--- START OF SUPPLIED DATA ---

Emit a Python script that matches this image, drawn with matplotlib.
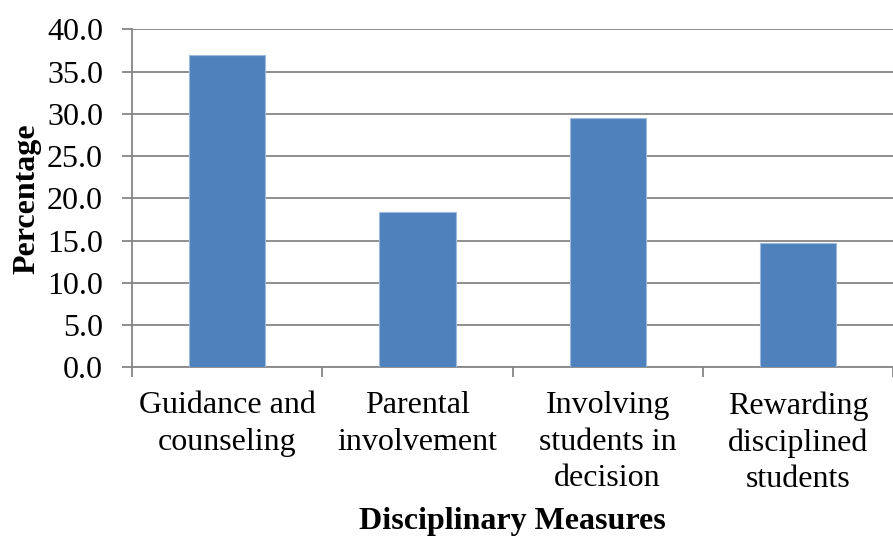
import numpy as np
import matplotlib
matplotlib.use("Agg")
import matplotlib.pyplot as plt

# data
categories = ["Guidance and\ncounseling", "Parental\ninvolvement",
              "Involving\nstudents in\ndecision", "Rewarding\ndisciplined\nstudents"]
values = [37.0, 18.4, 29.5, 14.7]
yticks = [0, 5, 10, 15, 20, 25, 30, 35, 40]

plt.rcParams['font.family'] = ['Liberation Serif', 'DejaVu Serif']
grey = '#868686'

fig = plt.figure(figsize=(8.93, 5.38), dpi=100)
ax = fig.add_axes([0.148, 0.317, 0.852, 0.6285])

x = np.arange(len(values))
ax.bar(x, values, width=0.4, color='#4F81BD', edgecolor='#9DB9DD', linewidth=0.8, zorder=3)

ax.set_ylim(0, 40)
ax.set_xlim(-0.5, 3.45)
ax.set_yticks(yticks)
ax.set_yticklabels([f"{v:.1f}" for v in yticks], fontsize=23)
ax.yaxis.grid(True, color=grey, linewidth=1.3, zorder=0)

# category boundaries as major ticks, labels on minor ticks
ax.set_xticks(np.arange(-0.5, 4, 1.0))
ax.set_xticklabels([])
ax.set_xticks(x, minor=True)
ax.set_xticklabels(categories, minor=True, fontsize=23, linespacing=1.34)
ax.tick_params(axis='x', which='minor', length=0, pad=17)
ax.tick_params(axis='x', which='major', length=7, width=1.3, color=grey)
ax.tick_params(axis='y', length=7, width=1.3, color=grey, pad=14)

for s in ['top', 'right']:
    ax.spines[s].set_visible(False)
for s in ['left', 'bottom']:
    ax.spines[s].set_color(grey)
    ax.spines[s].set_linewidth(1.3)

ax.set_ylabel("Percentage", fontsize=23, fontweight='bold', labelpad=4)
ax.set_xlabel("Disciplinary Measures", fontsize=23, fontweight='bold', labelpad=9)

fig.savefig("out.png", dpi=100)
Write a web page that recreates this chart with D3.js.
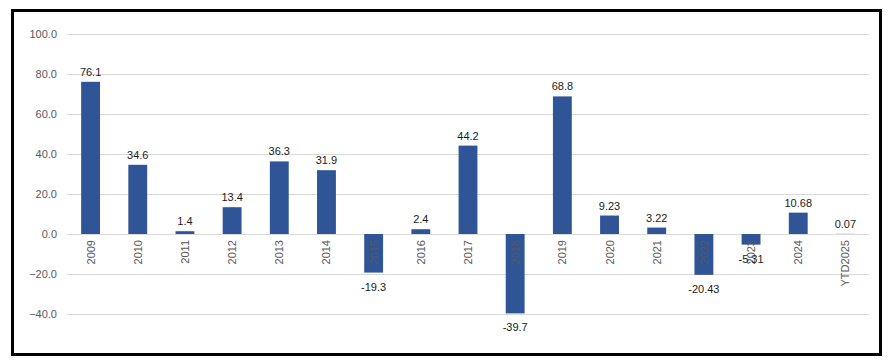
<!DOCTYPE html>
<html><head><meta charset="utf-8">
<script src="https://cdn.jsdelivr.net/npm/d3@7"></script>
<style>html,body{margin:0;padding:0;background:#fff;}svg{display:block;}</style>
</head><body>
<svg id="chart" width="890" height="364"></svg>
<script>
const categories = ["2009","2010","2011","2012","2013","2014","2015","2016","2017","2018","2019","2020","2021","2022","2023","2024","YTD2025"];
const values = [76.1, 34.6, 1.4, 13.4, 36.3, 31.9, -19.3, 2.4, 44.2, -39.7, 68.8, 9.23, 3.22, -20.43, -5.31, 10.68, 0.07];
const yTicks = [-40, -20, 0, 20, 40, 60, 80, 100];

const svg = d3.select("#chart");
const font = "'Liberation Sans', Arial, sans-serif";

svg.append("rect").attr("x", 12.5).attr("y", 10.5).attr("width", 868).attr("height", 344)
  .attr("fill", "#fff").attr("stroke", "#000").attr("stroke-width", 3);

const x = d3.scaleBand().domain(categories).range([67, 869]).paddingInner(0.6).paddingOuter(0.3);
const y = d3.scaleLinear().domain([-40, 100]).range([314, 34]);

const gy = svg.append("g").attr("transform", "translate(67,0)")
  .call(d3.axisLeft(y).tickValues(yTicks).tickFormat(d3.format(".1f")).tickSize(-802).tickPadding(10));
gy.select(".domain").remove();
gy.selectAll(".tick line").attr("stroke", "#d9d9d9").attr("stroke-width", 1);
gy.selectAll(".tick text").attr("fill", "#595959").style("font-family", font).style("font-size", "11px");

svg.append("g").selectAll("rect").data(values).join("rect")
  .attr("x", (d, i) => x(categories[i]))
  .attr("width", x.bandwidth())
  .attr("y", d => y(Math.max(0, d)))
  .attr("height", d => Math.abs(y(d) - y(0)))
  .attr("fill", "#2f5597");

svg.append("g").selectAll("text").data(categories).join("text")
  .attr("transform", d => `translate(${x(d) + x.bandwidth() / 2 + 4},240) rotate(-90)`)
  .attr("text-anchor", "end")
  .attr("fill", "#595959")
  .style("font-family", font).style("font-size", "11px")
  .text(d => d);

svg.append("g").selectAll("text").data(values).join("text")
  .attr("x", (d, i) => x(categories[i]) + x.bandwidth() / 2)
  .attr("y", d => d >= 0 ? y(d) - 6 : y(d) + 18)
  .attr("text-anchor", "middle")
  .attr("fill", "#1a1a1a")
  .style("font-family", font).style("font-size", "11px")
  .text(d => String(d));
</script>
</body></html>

--- END OF SUPPLIED DATA ---

TO DO: Your task is to reproduce exactly the lines from the start of the data above through the line containing "width=1.3, color=grey, pad=14)", leaving every picture out.

TASK SOLUTION:
Emit a Python script that matches this image, drawn with matplotlib.
import numpy as np
import matplotlib
matplotlib.use("Agg")
import matplotlib.pyplot as plt

# data
categories = ["Guidance and\ncounseling", "Parental\ninvolvement",
              "Involving\nstudents in\ndecision", "Rewarding\ndisciplined\nstudents"]
values = [37.0, 18.4, 29.5, 14.7]
yticks = [0, 5, 10, 15, 20, 25, 30, 35, 40]

plt.rcParams['font.family'] = ['Liberation Serif', 'DejaVu Serif']
grey = '#868686'

fig = plt.figure(figsize=(8.93, 5.38), dpi=100)
ax = fig.add_axes([0.148, 0.317, 0.852, 0.6285])

x = np.arange(len(values))
ax.bar(x, values, width=0.4, color='#4F81BD', edgecolor='#9DB9DD', linewidth=0.8, zorder=3)

ax.set_ylim(0, 40)
ax.set_xlim(-0.5, 3.45)
ax.set_yticks(yticks)
ax.set_yticklabels([f"{v:.1f}" for v in yticks], fontsize=23)
ax.yaxis.grid(True, color=grey, linewidth=1.3, zorder=0)

# category boundaries as major ticks, labels on minor ticks
ax.set_xticks(np.arange(-0.5, 4, 1.0))
ax.set_xticklabels([])
ax.set_xticks(x, minor=True)
ax.set_xticklabels(categories, minor=True, fontsize=23, linespacing=1.34)
ax.tick_params(axis='x', which='minor', length=0, pad=17)
ax.tick_params(axis='x', which='major', length=7, width=1.3, color=grey)
ax.tick_params(axis='y', length=7, width=1.3, color=grey, pad=14)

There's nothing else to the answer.